T Cooper, author of eight books including “The Beaufort Diaries,” “Lipshitz 6 or Two Angry Blondes” and “Real Man Adventures,” will join Emory’s Creative Writing Program faculty in the fall.

T Cooper, author of eight novels including the bestselling “The Beaufort Diaries”and “Lipshitz 6 or Two Angry Blondes,” will join Emory’s Creative Writing Program in the fall. His ninth book, the fourth in the “Changers” young adult series he co-wrote with his wife, journalist and author Allison Clock-Cooper, will be published in September.

Cooper, who will be an assistant professor of English and creative writing, first spent time at Emory as a visiting lecturer in the 2014-2015 academic year.

“I was impressed with the students showing up in my workshops with open minds and hearts and willing to work hard at becoming better writers,” says Cooper. “I also appreciate overall the way Emory’s Creative Writing Program is set up and supported, with a deep and diverse bench of talent in front of the classroom — it feels like a culture that understands intrinsically that our varied experiences and creative endeavors as writers directly influence and enrich the classroom experience for our students and the wider community.”

Cooper earned his MFA in fiction from Columbia University. He published his first novel, “Some of the Parts,” in 2002, followed by “Lipshitz 6 or Two Angry Blondes” in 2006.

“That second book is when I really started thinking in a more expansive way about the kind of storytelling I wanted to start doing,” Cooper says. 

His later work spans genres from music to performance art to film, often in collaboration with other artists.

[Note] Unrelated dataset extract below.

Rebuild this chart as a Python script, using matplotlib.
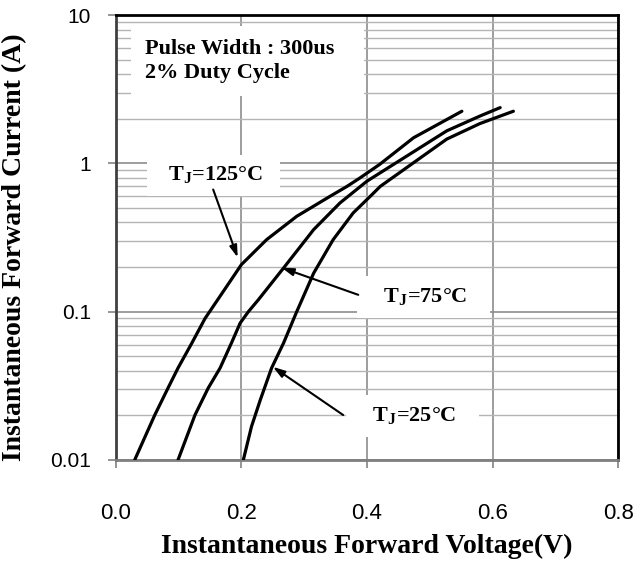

“As the forms and media of our storytelling change, having T Cooper here will be an extraordinary opportunity for creative writing students to learn from a working writer who is seizing creative opportunities wherever he can find them,” says Benjamin Reiss, professor and chair of Emory’s Department of English.

Cooper’s third novel, “The Beaufort Diaries,” is a graphic novella about a polar bear forced from his shrinking native habitat into the wilds of Hollywood. “I found an extremely talented visual artist to help create the imagery with me that would convey the larger environmental story I was trying to tell,” says Cooper.

He adapted the book into an animated short film which premiered at festivals including Tribeca and South by Southwest. “That was the first taste I really had of the independent film festival circuit, which definitely prepared me for the film festival run that I've just recently started with ‘Man Made,’” he explains.

Man Made is Cooper’s first feature-length project, a documentary he directed, produced, filmed and co-wrote. The film goes behind the scenes of a transgender body-building competition and has been playing the film festival circuit. It won Best Documentary at the 2018 Atlanta Film Festival. 

“I love how storytelling begins to take on new life — and lives — when it comes off the page,” he says.

For the next generation of writers, creative writing is about more than just talent — it’s about recognizing the best outlet through which to showcase your work. That’s why, in addition to honing students’ writing skills, Cooper is also developing a teleplay-writing class to teach at Emory.

His goal is to bring to the classroom insights and skills from the front lines of not just the publishing world, but the film and television landscape, where more and more opportunities are presenting themselves, especially in the Atlanta region.

“It’s helpful for young writers interested in the medium to start to consider the myriad elements that go into writing for screen, namely how communal the entire process is,” says Cooper. “It’s almost like taking the muscles we've developed for writing fiction and re-learning to use those same muscles in different ways in order to reshape our stories for the screen.”

Like many others over the last few decades, he has been excited by the level of storytelling being achieved not only on cable television but in episodic storytelling in general. “What is an excellent 10-episode season of your favorite television show, if not a novel come to life?” says Cooper, who has written for the series “The Get Down” on Netflix and “Copper” on BBC America and is currently adapting his YA novel series “Changers” for television.

As people learn, consume and create media in different ways, Cooper suspects that the kinds of professional moves he has made into wider circles and genres of storytelling will become the norm for future writers and artists.

“Today's creative writing students will need to learn to write well, of course,” he says. “But they will also need to learn to collaborate and think expansively about how best to find audiences for their work, whatever form that work takes.”